The couple had been arguing with Somchai Visetsingha near the restaurant he owned in Kanchanaburi, 125 kilometers (80 miles) west of Bangkok, in the early hours of Wednesday, a senior police officer told Reuters.
Somchai tried to intervene, but after arguing with the couple himself, offered to drive them to their hotel, he said.
The officer shot the man after a row again broke out on the journey, the woman tried to flee but the detective shot her as well, said the senior policeman, who asked not to be named.
"The male tourist was apparently upset by the way other people in the shop looked at his girlfriend and his jealousy got out of control," Police Major Chavalit Piakaew told Reuters earlier.
The British embassy declined to identify the couple, but British media on Friday identified them as Adam Lloyd, 25 and Vanessa Arscott, 24.
The pair had been due to return to Britain this weekend after spending more than two months in Thailand, according to UK press reports.
Thousand of tourists visit Kanchanaburi every year, lured by the fame of the notorious railway bridge near the border with Myanmar, as well as a Commonwealth war cemetery and beautiful waterfalls.

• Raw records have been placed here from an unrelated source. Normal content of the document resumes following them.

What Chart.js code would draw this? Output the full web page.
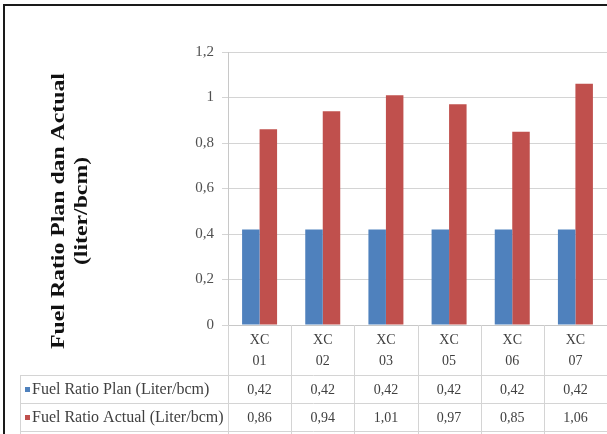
<!DOCTYPE html>
<html>
<head>
<meta charset="utf-8">
<script src="https://cdn.jsdelivr.net/npm/chart.js@4.4.1/dist/chart.umd.min.js"></script>
<style>
  html, body { margin: 0; padding: 0; background: #fff; overflow: hidden; }
  #wrap { position: relative; width: 607px; height: 434px; }
  #frame { position: absolute; left: 3px; top: 4px; width: 700px; height: 600px;
           border-left: 2px solid #1a1a1a; border-top: 2px solid #1a1a1a; pointer-events: none; }
  canvas { position: absolute; left: 0; top: 0; }
</style>
</head>
<body>
<div id="wrap">
  <canvas id="chart" width="607" height="434"></canvas>
  <div id="frame"></div>
</div>
<script>
// Units (unit names) on the x axis, two-line labels
const categories = [['XC', '01'], ['XC', '02'], ['XC', '03'], ['XC', '05'], ['XC', '06'], ['XC', '07']];
// Fuel ratio in liter per bcm
const planValues = [0.42, 0.42, 0.42, 0.42, 0.42, 0.42];
const actualValues = [0.86, 0.94, 1.01, 0.97, 0.85, 1.06];
const seriesNames = ['Fuel Ratio Plan (Liter/bcm)', 'Fuel Ratio Actual (Liter/bcm)'];
const yTickLabels = ['0', '0,2', '0,4', '0,6', '0,8', '1', '1,2'];
const yTitleLines = ['Fuel Ratio Plan dan Actual', '(liter/bcm)'];

const BLUE = '#4F81BD';
const RED = '#C0504D';
const SERIF = '"Liberation Serif", "Times New Roman", serif';
const LINE = '#d4d4d4';

const fmt = v => v.toFixed(2).replace('.', ',');

// Rotated, slightly stretched axis title
const axisTitle = {
  id: 'axisTitle',
  afterDraw(chart) {
    const ctx = chart.ctx;
    ctx.save();
    ctx.font = 'bold 19px ' + SERIF;
    ctx.fillStyle = '#111';
    ctx.textAlign = 'center';
    ctx.textBaseline = 'middle';
    const xs = [59, 82];
    yTitleLines.forEach((t, i) => {
      ctx.save();
      ctx.translate(xs[i], 211);
      ctx.rotate(-Math.PI / 2);
      ctx.scale(1.25, 1);
      ctx.fillText(t, 0, 0);
      ctx.restore();
    });
    ctx.restore();
  }
};

// Data table under the plot: cell borders, legend keys and values
const dataTable = {
  id: 'dataTable',
  afterDraw(chart) {
    const ctx = chart.ctx;
    const xs = chart.scales.x;
    const area = chart.chartArea;
    const n = categories.length;
    const step = (xs.right - xs.left) / n;
    const rowTops = [375, 403, 431];
    const tableLeft = 20;
    const W = chart.width;
    ctx.save();
    ctx.strokeStyle = LINE;
    ctx.lineWidth = 1;
    ctx.beginPath();
    for (let i = 0; i <= n; i++) {
      const x = Math.round(xs.left + i * step) + 0.5;
      ctx.moveTo(x, area.bottom);
      ctx.lineTo(x, chart.height);
    }
    rowTops.forEach(y => {
      ctx.moveTo(tableLeft, y + 0.5);
      ctx.lineTo(W, y + 0.5);
    });
    ctx.moveTo(tableLeft + 0.5, rowTops[0]);
    ctx.lineTo(tableLeft + 0.5, chart.height);
    ctx.stroke();

    const rows = [planValues, actualValues];
    const colors = [BLUE, RED];
    rows.forEach((vals, r) => {
      const cy = (rowTops[r] + rowTops[r + 1]) / 2 + 1;
      ctx.fillStyle = colors[r];
      ctx.fillRect(25, Math.round(cy) - 3, 5, 5);
      ctx.fillStyle = '#404040';
      ctx.font = '16px ' + SERIF;
      ctx.textAlign = 'left';
      ctx.textBaseline = 'middle';
      ctx.fillText(seriesNames[r], 32, cy);
      ctx.font = '14px ' + SERIF;
      ctx.textAlign = 'center';
      vals.forEach((v, i) => {
        ctx.fillText(fmt(v), xs.getPixelForValue(i), cy);
      });
    });
    ctx.restore();
  }
};

new Chart(document.getElementById('chart'), {
  type: 'bar',
  data: {
    labels: categories,
    datasets: [
      { label: seriesNames[0], data: planValues, backgroundColor: BLUE,
        categoryPercentage: 0.554, barPercentage: 1.0 },
      { label: seriesNames[1], data: actualValues, backgroundColor: RED,
        categoryPercentage: 0.554, barPercentage: 1.0 }
    ]
  },
  options: {
    responsive: false,
    animation: false,
    devicePixelRatio: 1,
    layout: { padding: { top: 52, right: 0, bottom: 0, left: 0 } },
    plugins: { legend: { display: false }, tooltip: { enabled: false }, title: { display: false } },
    scales: {
      x: {
        grid: { display: false, drawTicks: false },
        border: { display: true, color: '#c8c8c8', width: 1 },
        ticks: {
          color: '#404040',
          font: { family: SERIF, size: 14, lineHeight: 1.5 },
          padding: 5,
          maxRotation: 0,
          autoSkip: false
        },
        afterFit(scale) { scale.height = 109; }
      },
      y: {
        min: 0,
        max: 1.2,
        grid: { color: LINE, lineWidth: 1, tickLength: 6, drawTicks: true },
        border: { display: true, color: '#c8c8c8', width: 1 },
        ticks: {
          stepSize: 0.2,
          color: '#505050',
          padding: 8,
          font: { family: SERIF, size: 15 },
          callback: (value, index) => yTickLabels[index]
        },
        afterFit(scale) { scale.width = 228; }
      }
    }
  },
  plugins: [axisTitle, dataTable]
});
</script>
</body>
</html>
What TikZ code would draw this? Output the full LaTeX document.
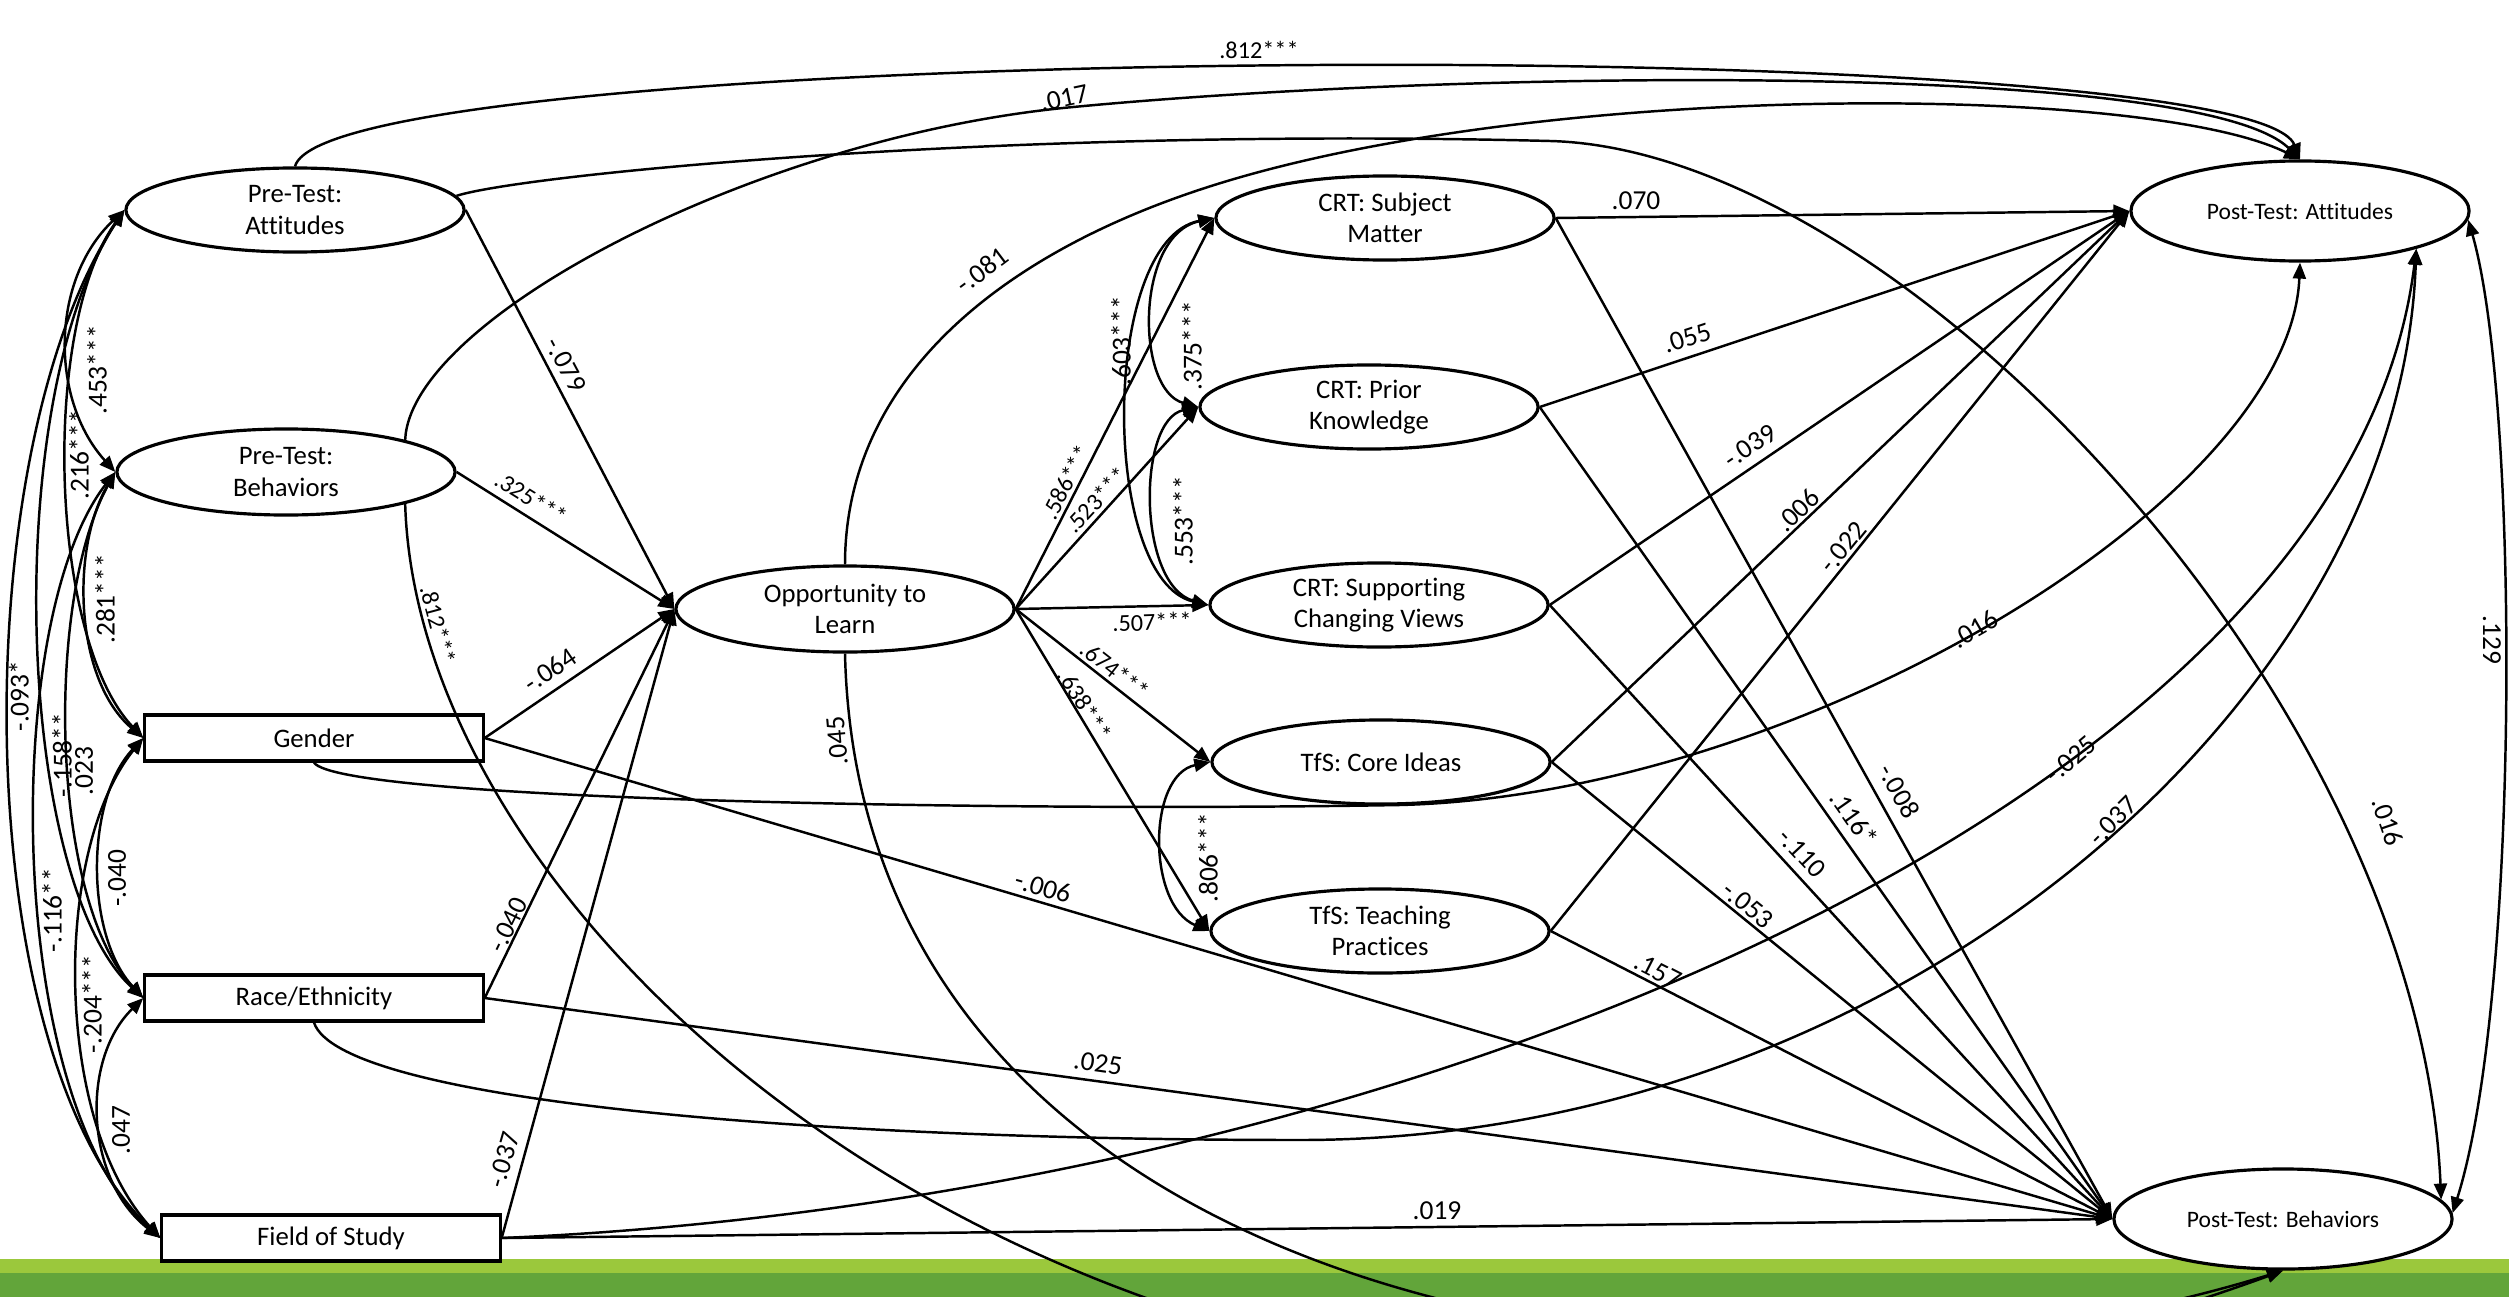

The bridge over the river was built by Allied prisoners of Japanese forces and immortalized in the 1957 film "Bridge on the River Kwai" starring Alec Guinness, Jack Hawkins and William Holden. It was bombed during the war by Allied planes trying to disrupt Japanese supply lines.
About 16,000 Allied prisoners of war and 100,000 Asian laborers died while building the notorious "death railway" between Japan's new territories of Singapore and Myanmar.
This week's killings came after Thailand launched a promotion of its tourist industry. The country hopes to double the number of visitors to 20 million by 2008.